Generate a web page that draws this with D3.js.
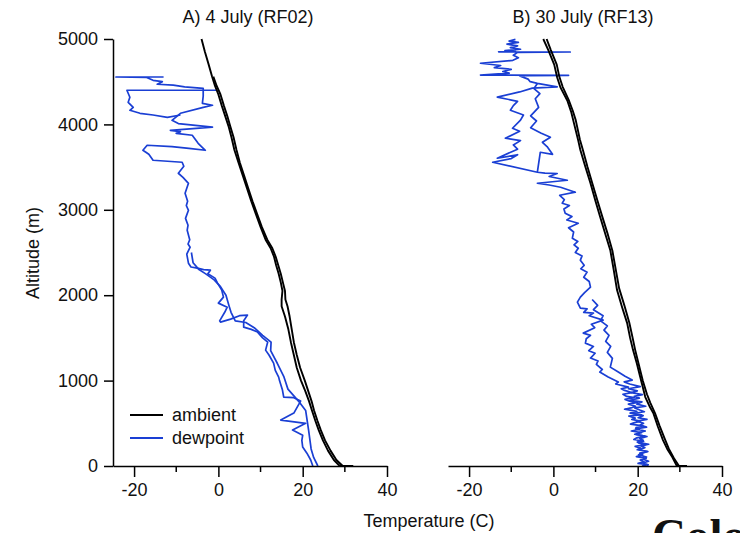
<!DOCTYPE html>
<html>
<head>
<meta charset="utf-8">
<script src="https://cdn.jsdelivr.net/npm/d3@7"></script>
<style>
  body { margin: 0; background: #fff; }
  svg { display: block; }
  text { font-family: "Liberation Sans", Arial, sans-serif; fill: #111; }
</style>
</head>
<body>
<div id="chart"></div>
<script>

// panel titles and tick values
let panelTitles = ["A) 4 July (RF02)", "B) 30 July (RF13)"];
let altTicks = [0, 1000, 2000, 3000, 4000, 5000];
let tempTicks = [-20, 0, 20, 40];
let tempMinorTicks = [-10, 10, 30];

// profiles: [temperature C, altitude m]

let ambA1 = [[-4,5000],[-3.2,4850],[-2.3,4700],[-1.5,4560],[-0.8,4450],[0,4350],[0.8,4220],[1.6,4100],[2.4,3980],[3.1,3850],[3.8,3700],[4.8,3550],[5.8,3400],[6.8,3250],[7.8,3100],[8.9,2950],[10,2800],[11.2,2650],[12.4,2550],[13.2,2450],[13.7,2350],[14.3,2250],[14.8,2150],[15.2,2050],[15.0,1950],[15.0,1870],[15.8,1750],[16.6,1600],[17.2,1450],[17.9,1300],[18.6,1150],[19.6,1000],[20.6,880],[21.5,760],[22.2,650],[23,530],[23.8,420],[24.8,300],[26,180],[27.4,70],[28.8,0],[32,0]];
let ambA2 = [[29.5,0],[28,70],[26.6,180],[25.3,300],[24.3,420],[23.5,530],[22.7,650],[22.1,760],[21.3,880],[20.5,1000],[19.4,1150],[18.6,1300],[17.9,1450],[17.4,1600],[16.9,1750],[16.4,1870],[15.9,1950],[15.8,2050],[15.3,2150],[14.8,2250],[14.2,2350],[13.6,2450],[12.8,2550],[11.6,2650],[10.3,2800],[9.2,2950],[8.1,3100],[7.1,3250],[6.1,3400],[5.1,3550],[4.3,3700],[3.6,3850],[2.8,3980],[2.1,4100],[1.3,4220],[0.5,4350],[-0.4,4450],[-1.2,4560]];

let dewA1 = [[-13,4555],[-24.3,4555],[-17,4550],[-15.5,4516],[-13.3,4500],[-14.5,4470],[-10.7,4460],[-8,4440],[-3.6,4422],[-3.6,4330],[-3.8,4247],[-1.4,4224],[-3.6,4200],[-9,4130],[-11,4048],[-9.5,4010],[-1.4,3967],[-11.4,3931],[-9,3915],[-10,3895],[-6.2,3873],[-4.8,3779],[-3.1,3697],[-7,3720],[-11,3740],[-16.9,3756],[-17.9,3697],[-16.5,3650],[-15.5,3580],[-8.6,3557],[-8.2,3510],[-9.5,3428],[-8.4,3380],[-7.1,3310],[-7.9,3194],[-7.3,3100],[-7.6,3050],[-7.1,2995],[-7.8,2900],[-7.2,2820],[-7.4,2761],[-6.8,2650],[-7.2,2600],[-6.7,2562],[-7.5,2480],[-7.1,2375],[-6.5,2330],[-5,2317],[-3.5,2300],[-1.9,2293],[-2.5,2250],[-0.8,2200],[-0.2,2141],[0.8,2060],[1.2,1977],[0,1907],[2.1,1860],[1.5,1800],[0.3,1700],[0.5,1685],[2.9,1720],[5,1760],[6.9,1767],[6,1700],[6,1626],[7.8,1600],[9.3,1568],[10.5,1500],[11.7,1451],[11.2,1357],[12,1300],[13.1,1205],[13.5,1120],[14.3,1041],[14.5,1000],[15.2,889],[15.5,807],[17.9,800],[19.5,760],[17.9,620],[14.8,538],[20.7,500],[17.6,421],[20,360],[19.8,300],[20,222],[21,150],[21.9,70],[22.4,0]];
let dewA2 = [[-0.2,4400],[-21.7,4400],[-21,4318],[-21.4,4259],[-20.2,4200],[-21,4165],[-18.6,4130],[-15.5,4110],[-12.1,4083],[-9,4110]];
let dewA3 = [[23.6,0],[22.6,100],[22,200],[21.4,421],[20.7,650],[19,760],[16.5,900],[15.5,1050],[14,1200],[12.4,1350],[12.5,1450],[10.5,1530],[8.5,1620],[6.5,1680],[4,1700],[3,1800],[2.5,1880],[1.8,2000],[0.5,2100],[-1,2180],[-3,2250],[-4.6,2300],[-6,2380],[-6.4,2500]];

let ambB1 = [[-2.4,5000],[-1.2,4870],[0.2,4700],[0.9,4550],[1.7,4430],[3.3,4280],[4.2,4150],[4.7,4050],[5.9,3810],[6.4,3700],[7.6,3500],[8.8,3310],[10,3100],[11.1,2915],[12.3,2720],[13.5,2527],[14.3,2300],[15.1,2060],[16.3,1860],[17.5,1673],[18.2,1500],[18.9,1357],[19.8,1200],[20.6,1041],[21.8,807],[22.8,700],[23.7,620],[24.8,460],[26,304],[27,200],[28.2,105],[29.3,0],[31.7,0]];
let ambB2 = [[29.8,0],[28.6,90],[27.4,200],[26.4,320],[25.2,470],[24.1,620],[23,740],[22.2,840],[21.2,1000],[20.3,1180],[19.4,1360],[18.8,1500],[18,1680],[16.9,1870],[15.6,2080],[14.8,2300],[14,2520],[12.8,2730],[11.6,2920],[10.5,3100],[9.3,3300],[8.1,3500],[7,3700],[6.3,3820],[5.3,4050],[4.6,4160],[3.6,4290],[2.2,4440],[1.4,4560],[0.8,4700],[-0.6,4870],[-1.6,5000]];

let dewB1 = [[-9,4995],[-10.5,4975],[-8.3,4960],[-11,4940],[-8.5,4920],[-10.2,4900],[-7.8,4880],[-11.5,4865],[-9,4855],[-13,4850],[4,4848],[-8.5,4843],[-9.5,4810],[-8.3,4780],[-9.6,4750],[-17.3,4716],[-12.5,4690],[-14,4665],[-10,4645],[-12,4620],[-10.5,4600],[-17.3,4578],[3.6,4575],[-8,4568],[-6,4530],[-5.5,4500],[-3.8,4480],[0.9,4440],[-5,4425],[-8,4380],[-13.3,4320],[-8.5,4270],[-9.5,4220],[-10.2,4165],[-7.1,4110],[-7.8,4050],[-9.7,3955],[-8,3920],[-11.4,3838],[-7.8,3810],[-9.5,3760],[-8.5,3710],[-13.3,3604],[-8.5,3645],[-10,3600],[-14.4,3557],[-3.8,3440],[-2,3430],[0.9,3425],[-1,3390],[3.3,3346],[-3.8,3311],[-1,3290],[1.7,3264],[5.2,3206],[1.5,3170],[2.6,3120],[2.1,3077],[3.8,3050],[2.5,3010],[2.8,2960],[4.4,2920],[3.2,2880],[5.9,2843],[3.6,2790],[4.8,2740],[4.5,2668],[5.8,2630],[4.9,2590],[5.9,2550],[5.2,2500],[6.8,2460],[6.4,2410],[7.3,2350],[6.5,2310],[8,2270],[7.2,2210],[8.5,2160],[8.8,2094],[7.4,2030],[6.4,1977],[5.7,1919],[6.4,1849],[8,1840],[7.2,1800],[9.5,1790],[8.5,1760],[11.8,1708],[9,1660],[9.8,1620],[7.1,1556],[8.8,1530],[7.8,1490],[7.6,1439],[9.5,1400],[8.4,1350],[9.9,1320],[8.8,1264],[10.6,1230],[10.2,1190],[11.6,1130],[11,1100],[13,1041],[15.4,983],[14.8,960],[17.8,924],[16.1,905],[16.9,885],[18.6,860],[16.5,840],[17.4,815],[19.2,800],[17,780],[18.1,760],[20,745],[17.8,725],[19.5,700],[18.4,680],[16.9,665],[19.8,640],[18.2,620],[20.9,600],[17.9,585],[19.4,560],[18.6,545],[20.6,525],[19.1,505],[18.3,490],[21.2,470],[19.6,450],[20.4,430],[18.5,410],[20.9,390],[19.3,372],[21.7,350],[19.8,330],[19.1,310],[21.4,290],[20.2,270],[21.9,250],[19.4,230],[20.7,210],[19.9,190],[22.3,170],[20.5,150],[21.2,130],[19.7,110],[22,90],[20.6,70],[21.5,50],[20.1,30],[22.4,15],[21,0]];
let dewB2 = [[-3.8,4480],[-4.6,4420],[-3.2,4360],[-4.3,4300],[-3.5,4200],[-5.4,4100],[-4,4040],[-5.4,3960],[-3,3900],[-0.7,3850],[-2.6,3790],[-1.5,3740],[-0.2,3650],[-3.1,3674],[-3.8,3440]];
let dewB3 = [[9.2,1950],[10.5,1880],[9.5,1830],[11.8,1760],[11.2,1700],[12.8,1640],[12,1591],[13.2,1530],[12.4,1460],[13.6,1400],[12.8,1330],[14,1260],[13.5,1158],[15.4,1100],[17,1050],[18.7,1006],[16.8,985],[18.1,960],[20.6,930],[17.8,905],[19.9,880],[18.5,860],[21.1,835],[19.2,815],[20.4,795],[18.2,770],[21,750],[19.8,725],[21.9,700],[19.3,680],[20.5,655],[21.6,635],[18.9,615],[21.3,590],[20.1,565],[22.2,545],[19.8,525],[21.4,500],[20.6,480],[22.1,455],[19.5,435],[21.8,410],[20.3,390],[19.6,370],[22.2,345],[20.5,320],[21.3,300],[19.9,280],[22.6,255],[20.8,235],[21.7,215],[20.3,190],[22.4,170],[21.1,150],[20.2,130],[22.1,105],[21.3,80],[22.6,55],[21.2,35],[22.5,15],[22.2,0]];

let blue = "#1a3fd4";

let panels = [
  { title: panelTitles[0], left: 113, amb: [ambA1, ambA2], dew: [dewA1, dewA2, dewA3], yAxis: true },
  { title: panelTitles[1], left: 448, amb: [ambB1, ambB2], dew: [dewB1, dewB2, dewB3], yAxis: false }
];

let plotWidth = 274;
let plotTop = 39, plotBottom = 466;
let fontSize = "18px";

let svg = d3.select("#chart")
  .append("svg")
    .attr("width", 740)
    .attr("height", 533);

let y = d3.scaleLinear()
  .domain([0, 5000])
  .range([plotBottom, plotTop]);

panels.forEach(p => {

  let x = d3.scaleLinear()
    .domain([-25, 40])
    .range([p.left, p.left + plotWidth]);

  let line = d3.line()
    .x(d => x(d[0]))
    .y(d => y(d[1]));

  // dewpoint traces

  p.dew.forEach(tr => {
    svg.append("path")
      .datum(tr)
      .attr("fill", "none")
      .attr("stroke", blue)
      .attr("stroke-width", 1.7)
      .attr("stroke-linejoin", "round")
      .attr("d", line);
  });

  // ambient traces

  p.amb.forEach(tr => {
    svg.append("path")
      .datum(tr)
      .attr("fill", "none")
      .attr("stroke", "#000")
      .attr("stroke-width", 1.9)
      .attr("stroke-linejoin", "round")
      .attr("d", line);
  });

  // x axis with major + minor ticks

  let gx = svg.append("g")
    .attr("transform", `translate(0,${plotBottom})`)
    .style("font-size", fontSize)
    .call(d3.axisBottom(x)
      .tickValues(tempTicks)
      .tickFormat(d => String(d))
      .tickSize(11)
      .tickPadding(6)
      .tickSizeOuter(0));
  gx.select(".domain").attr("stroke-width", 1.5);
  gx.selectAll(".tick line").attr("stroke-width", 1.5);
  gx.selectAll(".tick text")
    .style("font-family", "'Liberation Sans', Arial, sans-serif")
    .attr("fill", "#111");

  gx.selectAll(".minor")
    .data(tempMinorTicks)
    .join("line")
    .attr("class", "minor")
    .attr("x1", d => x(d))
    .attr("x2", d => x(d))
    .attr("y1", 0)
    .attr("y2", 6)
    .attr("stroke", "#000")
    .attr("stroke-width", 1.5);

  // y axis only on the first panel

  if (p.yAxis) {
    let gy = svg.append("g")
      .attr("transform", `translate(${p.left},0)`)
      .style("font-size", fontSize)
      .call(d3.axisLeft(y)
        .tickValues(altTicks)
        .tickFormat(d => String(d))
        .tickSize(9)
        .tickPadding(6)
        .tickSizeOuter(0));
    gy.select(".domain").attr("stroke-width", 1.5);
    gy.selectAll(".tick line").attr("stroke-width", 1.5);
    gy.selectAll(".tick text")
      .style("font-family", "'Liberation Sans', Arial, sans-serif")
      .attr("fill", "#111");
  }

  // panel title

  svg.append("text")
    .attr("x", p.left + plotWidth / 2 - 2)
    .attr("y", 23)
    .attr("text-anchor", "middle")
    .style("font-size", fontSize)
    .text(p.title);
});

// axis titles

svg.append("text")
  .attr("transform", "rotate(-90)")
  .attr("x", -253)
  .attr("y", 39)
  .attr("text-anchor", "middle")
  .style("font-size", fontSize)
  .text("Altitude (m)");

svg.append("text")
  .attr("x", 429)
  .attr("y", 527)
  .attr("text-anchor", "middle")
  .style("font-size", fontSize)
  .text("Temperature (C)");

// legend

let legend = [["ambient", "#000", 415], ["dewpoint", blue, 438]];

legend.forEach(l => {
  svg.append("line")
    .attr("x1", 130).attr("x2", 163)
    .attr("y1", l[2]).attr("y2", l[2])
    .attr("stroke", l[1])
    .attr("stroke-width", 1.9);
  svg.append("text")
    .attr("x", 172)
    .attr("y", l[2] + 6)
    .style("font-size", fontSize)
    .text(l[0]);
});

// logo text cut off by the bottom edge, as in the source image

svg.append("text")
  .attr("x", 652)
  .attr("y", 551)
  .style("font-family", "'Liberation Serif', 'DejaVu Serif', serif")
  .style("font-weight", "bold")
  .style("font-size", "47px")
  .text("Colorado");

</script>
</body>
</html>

**Set task:**
Pick out each line above that includes "with" and show it.

**Correct answer:**
Generate a web page that draws this with D3.js.
  // x axis with major + minor ticks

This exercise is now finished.